» Your objective
Work out how many lines include "this" and answer with that number only.
□ □ □ □
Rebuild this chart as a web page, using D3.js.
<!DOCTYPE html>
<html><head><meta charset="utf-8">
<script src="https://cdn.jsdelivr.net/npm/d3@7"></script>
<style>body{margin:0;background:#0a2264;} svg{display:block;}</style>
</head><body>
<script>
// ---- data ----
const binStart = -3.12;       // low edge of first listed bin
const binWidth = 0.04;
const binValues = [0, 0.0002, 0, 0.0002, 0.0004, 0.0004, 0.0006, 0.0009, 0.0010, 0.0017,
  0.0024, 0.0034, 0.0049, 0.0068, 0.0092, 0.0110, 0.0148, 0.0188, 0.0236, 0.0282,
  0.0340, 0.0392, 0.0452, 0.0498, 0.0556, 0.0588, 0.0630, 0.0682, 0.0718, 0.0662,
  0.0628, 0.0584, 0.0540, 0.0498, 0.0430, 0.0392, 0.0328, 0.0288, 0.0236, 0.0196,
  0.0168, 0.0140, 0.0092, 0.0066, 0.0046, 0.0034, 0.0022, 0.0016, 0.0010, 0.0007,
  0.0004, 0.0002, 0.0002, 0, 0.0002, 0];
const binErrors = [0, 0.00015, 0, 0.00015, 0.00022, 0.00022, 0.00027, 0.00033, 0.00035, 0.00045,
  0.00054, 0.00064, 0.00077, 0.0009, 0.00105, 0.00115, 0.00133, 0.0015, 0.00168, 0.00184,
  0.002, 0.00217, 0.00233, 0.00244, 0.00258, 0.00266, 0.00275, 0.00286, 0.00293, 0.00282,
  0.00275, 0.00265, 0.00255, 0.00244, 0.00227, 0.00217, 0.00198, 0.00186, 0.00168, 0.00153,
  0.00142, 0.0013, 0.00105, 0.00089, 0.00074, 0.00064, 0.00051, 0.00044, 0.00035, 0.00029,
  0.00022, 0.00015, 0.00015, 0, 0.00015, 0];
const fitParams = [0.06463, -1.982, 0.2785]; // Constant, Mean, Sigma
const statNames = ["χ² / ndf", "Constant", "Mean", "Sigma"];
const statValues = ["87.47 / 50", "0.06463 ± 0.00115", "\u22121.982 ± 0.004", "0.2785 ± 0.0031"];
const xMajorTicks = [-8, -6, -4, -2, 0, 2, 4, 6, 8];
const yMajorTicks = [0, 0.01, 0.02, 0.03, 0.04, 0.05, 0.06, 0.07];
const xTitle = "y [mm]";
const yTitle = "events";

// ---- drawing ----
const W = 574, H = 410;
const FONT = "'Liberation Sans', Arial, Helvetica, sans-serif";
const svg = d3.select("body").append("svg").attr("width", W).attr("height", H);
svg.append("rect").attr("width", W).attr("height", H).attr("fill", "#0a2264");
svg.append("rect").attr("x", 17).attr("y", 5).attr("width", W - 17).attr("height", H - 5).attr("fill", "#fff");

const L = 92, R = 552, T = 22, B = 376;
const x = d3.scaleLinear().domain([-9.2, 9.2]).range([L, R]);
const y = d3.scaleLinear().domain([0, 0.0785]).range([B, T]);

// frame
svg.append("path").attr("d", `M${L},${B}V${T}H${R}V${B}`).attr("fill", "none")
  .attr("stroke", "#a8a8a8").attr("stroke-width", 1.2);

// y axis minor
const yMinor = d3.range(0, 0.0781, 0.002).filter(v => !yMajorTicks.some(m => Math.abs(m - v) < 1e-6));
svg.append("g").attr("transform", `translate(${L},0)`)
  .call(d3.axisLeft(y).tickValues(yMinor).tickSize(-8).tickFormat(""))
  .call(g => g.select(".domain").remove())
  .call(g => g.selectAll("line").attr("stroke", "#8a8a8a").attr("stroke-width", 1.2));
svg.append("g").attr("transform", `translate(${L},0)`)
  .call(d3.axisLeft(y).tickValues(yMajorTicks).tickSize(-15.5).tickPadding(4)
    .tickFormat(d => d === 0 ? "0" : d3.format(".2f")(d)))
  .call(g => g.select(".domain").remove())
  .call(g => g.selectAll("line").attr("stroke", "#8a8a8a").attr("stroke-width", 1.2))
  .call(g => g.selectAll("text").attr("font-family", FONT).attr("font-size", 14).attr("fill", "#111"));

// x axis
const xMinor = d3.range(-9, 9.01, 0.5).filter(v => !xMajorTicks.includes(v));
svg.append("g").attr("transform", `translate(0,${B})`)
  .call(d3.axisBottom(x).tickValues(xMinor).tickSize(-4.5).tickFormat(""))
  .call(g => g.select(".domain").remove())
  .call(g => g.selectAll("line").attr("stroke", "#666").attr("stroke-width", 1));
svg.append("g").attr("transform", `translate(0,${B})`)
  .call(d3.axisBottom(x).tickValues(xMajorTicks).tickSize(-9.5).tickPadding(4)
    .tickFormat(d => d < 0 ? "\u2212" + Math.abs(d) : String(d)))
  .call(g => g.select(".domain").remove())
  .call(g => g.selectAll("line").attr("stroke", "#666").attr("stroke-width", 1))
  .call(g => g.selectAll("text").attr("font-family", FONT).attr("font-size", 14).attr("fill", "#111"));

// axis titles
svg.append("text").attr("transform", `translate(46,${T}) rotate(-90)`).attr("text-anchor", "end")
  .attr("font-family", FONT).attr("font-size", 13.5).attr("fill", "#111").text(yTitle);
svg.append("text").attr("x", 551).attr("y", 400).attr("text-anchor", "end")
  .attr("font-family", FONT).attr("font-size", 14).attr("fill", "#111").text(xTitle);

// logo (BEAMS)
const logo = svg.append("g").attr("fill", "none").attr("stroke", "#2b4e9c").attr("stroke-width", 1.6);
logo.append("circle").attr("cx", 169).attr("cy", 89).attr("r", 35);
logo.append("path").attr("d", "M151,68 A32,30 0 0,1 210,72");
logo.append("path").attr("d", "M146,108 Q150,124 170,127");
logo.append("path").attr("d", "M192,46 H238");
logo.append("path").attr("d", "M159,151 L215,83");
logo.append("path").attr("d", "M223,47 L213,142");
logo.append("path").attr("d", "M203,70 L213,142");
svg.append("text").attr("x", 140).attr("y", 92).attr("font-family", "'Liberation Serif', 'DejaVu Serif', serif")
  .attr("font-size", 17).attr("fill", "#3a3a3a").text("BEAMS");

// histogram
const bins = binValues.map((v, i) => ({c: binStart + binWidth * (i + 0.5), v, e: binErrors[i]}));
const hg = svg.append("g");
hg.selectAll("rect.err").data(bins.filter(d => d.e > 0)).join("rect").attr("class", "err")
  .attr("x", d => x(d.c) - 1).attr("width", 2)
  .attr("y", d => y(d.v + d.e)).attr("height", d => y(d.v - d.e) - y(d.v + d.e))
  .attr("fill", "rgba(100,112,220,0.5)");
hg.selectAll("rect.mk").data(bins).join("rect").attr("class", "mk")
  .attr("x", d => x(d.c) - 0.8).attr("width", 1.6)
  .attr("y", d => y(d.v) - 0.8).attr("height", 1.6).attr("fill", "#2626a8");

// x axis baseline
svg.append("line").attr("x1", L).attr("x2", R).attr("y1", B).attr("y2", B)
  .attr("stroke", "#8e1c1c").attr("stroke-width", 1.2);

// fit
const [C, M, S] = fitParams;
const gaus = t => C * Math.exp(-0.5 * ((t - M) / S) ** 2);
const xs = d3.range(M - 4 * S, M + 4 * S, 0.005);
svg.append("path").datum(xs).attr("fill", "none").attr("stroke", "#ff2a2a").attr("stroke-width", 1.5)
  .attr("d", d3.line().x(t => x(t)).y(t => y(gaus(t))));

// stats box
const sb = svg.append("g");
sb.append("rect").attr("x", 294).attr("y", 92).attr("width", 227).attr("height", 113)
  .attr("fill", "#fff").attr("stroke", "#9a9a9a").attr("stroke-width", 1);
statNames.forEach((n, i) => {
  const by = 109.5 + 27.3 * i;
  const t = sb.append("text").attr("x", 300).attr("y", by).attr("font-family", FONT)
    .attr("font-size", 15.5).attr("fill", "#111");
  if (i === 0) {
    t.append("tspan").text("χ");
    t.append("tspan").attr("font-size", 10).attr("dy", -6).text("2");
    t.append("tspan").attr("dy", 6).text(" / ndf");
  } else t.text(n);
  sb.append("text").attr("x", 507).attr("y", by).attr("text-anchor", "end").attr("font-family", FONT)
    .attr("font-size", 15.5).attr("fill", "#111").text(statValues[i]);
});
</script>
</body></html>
□ □ □ □
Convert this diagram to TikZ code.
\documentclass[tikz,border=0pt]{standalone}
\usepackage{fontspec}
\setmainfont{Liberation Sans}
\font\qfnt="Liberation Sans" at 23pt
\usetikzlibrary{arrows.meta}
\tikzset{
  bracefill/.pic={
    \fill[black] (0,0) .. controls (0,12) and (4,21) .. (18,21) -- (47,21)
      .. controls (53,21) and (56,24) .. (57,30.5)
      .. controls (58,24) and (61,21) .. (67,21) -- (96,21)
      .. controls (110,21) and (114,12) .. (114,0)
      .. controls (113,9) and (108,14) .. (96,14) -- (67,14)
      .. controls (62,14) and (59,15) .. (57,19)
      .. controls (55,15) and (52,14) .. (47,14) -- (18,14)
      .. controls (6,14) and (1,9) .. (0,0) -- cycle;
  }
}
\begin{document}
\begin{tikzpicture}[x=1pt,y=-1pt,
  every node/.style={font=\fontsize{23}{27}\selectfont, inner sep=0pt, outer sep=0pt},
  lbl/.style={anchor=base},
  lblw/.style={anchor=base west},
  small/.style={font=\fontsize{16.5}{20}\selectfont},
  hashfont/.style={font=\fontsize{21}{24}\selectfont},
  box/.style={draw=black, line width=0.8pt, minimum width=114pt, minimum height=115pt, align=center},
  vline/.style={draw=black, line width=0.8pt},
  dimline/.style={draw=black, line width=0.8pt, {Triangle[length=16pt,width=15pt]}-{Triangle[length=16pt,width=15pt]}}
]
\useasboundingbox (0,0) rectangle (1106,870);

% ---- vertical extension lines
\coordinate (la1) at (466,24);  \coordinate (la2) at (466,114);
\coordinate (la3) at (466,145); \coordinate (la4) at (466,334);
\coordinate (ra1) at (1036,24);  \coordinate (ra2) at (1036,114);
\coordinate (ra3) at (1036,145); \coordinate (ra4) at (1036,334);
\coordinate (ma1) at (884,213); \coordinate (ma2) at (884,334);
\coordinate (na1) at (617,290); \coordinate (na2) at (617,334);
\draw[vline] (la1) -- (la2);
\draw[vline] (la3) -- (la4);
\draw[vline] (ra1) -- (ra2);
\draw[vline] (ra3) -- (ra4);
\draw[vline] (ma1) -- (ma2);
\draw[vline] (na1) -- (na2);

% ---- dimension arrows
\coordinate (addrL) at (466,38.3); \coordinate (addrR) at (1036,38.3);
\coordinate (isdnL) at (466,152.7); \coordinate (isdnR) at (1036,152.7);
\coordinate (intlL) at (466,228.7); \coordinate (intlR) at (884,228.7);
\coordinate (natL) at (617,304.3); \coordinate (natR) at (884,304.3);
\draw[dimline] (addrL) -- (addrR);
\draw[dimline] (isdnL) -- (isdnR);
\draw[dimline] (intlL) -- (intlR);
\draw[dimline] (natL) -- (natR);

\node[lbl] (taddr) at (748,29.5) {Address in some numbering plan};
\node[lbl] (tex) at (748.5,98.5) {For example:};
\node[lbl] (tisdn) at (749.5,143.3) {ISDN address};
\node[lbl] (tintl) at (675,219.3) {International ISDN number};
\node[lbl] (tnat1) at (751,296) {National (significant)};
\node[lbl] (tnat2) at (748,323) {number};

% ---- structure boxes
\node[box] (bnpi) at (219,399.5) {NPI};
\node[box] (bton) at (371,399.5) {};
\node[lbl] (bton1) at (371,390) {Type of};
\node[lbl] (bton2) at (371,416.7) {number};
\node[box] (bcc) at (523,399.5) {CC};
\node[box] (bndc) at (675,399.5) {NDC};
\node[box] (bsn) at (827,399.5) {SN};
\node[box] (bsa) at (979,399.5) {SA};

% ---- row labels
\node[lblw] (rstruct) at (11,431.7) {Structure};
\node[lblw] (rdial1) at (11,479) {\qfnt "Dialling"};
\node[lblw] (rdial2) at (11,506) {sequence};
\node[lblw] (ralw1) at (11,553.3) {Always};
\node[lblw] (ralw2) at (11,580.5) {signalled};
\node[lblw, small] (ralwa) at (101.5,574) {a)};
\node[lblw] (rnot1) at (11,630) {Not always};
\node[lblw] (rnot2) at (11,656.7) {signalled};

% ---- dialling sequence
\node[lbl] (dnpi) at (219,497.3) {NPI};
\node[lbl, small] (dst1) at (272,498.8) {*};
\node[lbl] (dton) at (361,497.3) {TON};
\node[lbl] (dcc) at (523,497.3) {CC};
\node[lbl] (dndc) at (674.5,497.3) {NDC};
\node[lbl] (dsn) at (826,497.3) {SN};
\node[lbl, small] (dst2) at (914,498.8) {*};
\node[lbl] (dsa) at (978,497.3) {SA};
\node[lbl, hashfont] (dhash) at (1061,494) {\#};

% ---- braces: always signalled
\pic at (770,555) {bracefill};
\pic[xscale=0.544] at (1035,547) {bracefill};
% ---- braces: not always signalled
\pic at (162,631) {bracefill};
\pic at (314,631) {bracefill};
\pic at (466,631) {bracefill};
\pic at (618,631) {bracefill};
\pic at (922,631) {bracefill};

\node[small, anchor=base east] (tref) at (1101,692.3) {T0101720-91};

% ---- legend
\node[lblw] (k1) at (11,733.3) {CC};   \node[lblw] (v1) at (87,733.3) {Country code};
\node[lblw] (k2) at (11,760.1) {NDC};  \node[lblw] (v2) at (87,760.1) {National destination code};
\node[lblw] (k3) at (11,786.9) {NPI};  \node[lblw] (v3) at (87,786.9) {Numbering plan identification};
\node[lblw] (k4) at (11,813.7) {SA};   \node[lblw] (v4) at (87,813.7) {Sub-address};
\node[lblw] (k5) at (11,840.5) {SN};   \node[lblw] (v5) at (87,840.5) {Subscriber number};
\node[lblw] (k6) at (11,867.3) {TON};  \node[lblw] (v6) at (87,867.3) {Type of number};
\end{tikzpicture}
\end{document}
□ □ □ □
» In response
2